O’Hara decides to join her at the feet of Mary, and then launches, still fussing about the stupid magazine where Coop had a cameo and she didn’t even get a footnote. Akalitus: “Do you REALLY care?” Apparently O’Hara does, because she fidgets with her couture and doesn’t directly answer. Akalitus: “Would it help to know that you’re in my all-time top 5?” O’Hara: “Who are the other four?”

We end the episode with Jackie finally dragging her butt home. She enters the house with her normal weary and overwhelmed attitude, hears the kids laughing and playing in the other room, and goes to greet them.

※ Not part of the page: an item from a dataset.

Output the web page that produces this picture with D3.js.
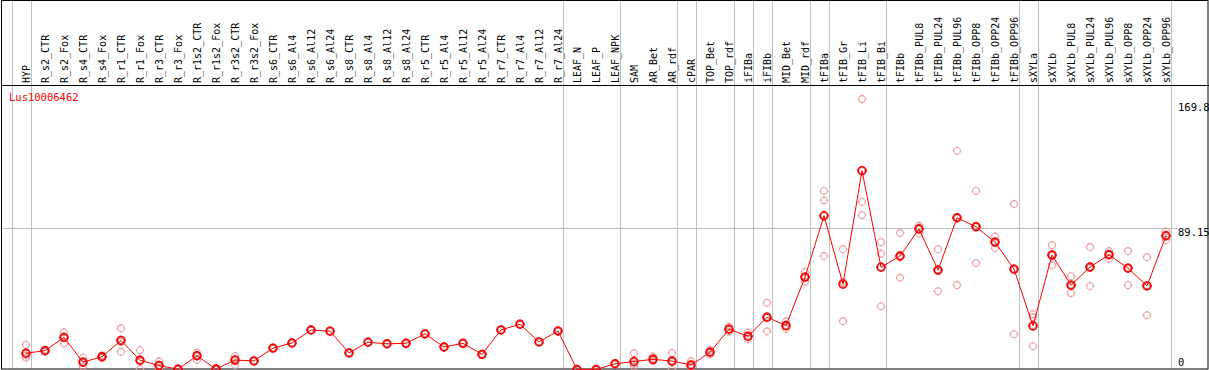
<!DOCTYPE html>
<html>
<head>
<meta charset="utf-8">
<script src="https://cdn.jsdelivr.net/npm/d3@7"></script>
<style>
  html, body { margin: 0; padding: 0; background: #fff; }
  text { font-family: "DejaVu Sans Mono", "Liberation Mono", monospace; }
</style>
</head>
<body>
<div id="chart"></div>
<script>
'use strict';

// sample names, in plot order
var categories = [
  'HYP', 'R_s2_CTR', 'R_s2_Fox', 'R_s4_CTR', 'R_s4_Fox', 'R_r1_CTR', 'R_r1_Fox',
  'R_r3_CTR', 'R_r3_Fox', 'R_r1s2_CTR', 'R_r1s2_Fox', 'R_r3s2_CTR', 'R_r3s2_Fox',
  'R_s6_CTR', 'R_s6_Al4', 'R_s6_Al12', 'R_s6_Al24', 'R_s8_CTR', 'R_s8_Al4',
  'R_s8_Al12', 'R_s8_Al24', 'R_r5_CTR', 'R_r5_Al4', 'R_r5_Al12', 'R_r5_Al24',
  'R_r7_CTR', 'R_r7_Al4', 'R_r7_Al12', 'R_r7_Al24', 'LEAF_N', 'LEAF_P', 'LEAF_NPK',
  'SAM', 'AR_Bet', 'AR_rdf', 'cPAR', 'TOP_Bet', 'TOP_rdf', 'iFIBa', 'iFIBb',
  'MID_Bet', 'MID_rdf', 'tFIBa', 'tFIB_Gr', 'tFIB_Li', 'tFIB_Bi', 'tFIBb',
  'tFIBb_PUL8', 'tFIBb_PUL24', 'tFIBb_PUL96', 'tFIBb_OPP8', 'tFIBb_OPP24', 'tFIBb_OPP96',
  'sXYLa', 'sXYLb', 'sXYLb_PUL8', 'sXYLb_PUL24', 'sXYLb_PUL96', 'sXYLb_OPP8',
  'sXYLb_OPP24', 'sXYLb_OPP96'
];

// mean expression per sample
var means = [
  10.8, 12.4, 20.7, 5.2, 8.6, 18.8, 6.4, 3.1, 0.8, 9.2, 0.9, 6.5, 6.0,
  14.0, 17.2, 25.3, 24.6, 11.0, 17.7, 16.7, 17.0, 22.9, 14.7, 17.0, 10.1,
  25.4, 28.9, 17.9, 24.7, 0.6, 0.6, 4.2,
  5.6, 7.0, 5.9, 3.4, 11.4, 25.8, 21.4, 33.3,
  28.1, 58.4, 96.8, 54.0, 125.0, 64.6, 71.6,
  88.5, 62.8, 95.5, 89.9, 80.3, 63.4,
  27.9, 72.2, 53.4, 64.7, 72.4, 64.0, 52.9, 84.3
];

// individual replicates per sample
var replicates = [
  [16.0, 9.3, 8.0], [11.8, 12.4, 13.0], [23.9, 17.0, 20.9], [8.0, 2.4, 5.0], [8.0, 9.4, 8.7],
  [26.4, 11.8, 17.9], [12.7, 0.8, 5.7], [5.8, 0.8, 3.3], [0.8, 0.6, 1.0], [11.2, 6.6, 9.5],
  [0.9, 0.9, 0.9], [9.1, 3.4, 6.9], [6.0, 6.0, 6.0],
  [14.0], [17.2], [25.3], [24.6], [11.0], [17.7], [16.7], [17.0], [22.9], [14.7], [17.0], [10.1],
  [25.4], [28.9], [17.9], [24.7], [0.6], [0.6], [4.2],
  [10.8, 2.4, 4.1], [8.7, 5.8, 6.6], [11.0, 0.8, 5.6], [5.8, 2.4, 2.7], [12.8, 9.9, 11.4],
  [27.4, 24.3, 25.8], [23.7, 19.5, 21.0], [42.3, 24.5, 33.2],
  [30.6, 26.0, 27.7], [61.5, 55.5, 58.2], [112.3, 106.4, 71.6], [75.9, 30.8, 55.3],
  [169.8, 105.4, 97.2], [80.3, 73.0, 40.2], [86.0, 58.0, 70.8],
  [90.5, 85.5, 89.5], [75.9, 49.6, 62.9], [137.3, 53.4, 95.8], [112.3, 67.2, 90.2],
  [83.8, 76.6, 80.5], [104.1, 22.7, 63.4],
  [35.2, 15.2, 33.3], [78.4, 65.9, 72.3], [59.0, 48.4, 52.8], [77.2, 52.8, 64.1],
  [74.7, 69.9, 72.6], [74.7, 53.4, 63.9], [70.9, 34.6, 53.2], [87.0, 81.6, 84.3]
];

// index of the last sample in each group (a grey rule is drawn after it)
var groupEnds = [-1, 0, 28, 31, 34, 35, 37, 38, 39, 41, 42, 45, 52, 53, 60];

// value labels on the right
var yMax = 169.8,
  yMid = 89.15;

var geneName = 'Lus10006462';

var W = 1209,
  H = 370,
  headerBottom = 85,
  plotBottom = 369;

var svg = d3.select('#chart')
  .append('svg')
  .attr('width', W)
  .attr('height', H);

var x = d3.scaleLinear()
  .domain([0, categories.length - 1])
  .range([26, 1166]);

var y = d3.scaleLinear()
  .domain([0, yMax])
  .range([370.5, 99]);

// group separators, full height
svg.append('g')
  .selectAll('line')
  .data(groupEnds)
  .join('line')
  .attr('x1', function(d) { return Math.round(x(d) + 4.7) + 0.5; })
  .attr('x2', function(d) { return Math.round(x(d) + 4.7) + 0.5; })
  .attr('y1', 0)
  .attr('y2', plotBottom)
  .attr('stroke', '#c0c0c0')
  .attr('stroke-width', 1);

// mid value rule
svg.append('line')
  .attr('x1', 1)
  .attr('x2', 1177)
  .attr('y1', Math.round(y(yMid)) + 0.5)
  .attr('y2', Math.round(y(yMid)) + 0.5)
  .attr('stroke', '#c0c0c0')
  .attr('stroke-width', 1);

// frame and header separator
svg.append('rect')
  .attr('x', 1.5)
  .attr('y', 0.5)
  .attr('width', W - 2.5)
  .attr('height', plotBottom - 0.5)
  .attr('fill', 'none')
  .attr('stroke', '#000')
  .attr('stroke-width', 1);

svg.append('line')
  .attr('x1', 1)
  .attr('x2', W)
  .attr('y1', headerBottom + 0.5)
  .attr('y2', headerBottom + 0.5)
  .attr('stroke', '#000');

// vertical sample labels
svg.append('g')
  .selectAll('text')
  .data(categories)
  .join('text')
  .attr('transform', function(d, i) {
    return 'translate(' + (x(i) + 4) + ',' + (headerBottom - 2) + ') rotate(-90)';
  })
  .attr('font-size', '10px')
  .attr('fill', '#000')
  .text(function(d) { return d; });

// gene name
svg.append('text')
  .attr('x', 9)
  .attr('y', 101)
  .attr('font-size', '10.5px')
  .attr('fill', '#f00')
  .text(geneName);

// right value labels
var valueLabels = [
  { v: yMax, text: String(yMax), dy: 12 },
  { v: yMid, text: String(yMid), dy: 8.5 },
  { v: 0, text: '0', dy: -4.5 }
];
svg.append('g')
  .selectAll('text')
  .data(valueLabels)
  .join('text')
  .attr('x', 1178)
  .attr('y', function(d) { return y(d.v) + d.dy; })
  .attr('font-size', '10.5px')
  .attr('fill', '#000')
  .text(function(d) { return d.text; });

/**
 * Ring marker with four small ticks, like the source plotter draws.
 */
function marker(g, r, color, width) {
  g.append('circle')
    .attr('r', r)
    .attr('fill', 'none')
    .attr('stroke', color)
    .attr('stroke-width', width);
  g.append('path')
    .attr('d', 'M' + (-r - 1) + ',0H' + (-r + 0.5) + 'M' + (r - 0.5) + ',0H' + (r + 1) +
      'M0,' + (-r - 1) + 'V' + (-r + 0.5) + 'M0,' + (r - 0.5) + 'V' + (r + 1))
    .attr('stroke', color)
    .attr('stroke-width', 1);
}

// replicates
var repData = [];
replicates.forEach(function(list, i) {
  list.forEach(function(v) { repData.push({ i: i, v: v }); });
});
svg.append('g')
  .selectAll('g')
  .data(repData)
  .join('g')
  .attr('transform', function(d) { return 'translate(' + x(d.i) + ',' + y(d.v) + ')'; })
  .each(function() { marker(d3.select(this), 3.4, '#ec9a9a', 1.1); });

// mean line
svg.append('path')
  .datum(means)
  .attr('fill', 'none')
  .attr('stroke', '#f00')
  .attr('stroke-width', 1)
  .attr('d', d3.line()
    .x(function(d, i) { return x(i); })
    .y(function(d) { return y(d); }));

// mean markers
svg.append('g')
  .selectAll('g')
  .data(means)
  .join('g')
  .attr('transform', function(d, i) { return 'translate(' + x(i) + ',' + y(d) + ')'; })
  .each(function() {
    var g = d3.select(this);
    marker(g, 3.9, '#f00', 1.6);
    g.append('circle')
      .attr('r', 2.9)
      .attr('fill', 'none')
      .attr('stroke', '#900')
      .attr('stroke-width', 0.4);
  });
</script>
</body>
</html>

Only to find that Kevin is there with the babysitter he apparently found. And the babysitter’s name is Eddie. THAT Eddie. Surprise!

Gee, Jackie, guess you didn’t really think this thing through. You were so insistent that Kevin didn’t allow an old ex-girlfriend to be near your children (who are already so messed up that Godzilla could babysit them without any real trauma), you actually opened the door for something much more hazardous. The man you boinked to ensure a steady supply of drugs, the man who faked a suicide to get your attention, is now sitting on your living room floor and playing Chutes and Ladders with your troubled offspring.

Would you like to make a statement to the press now, Jackie?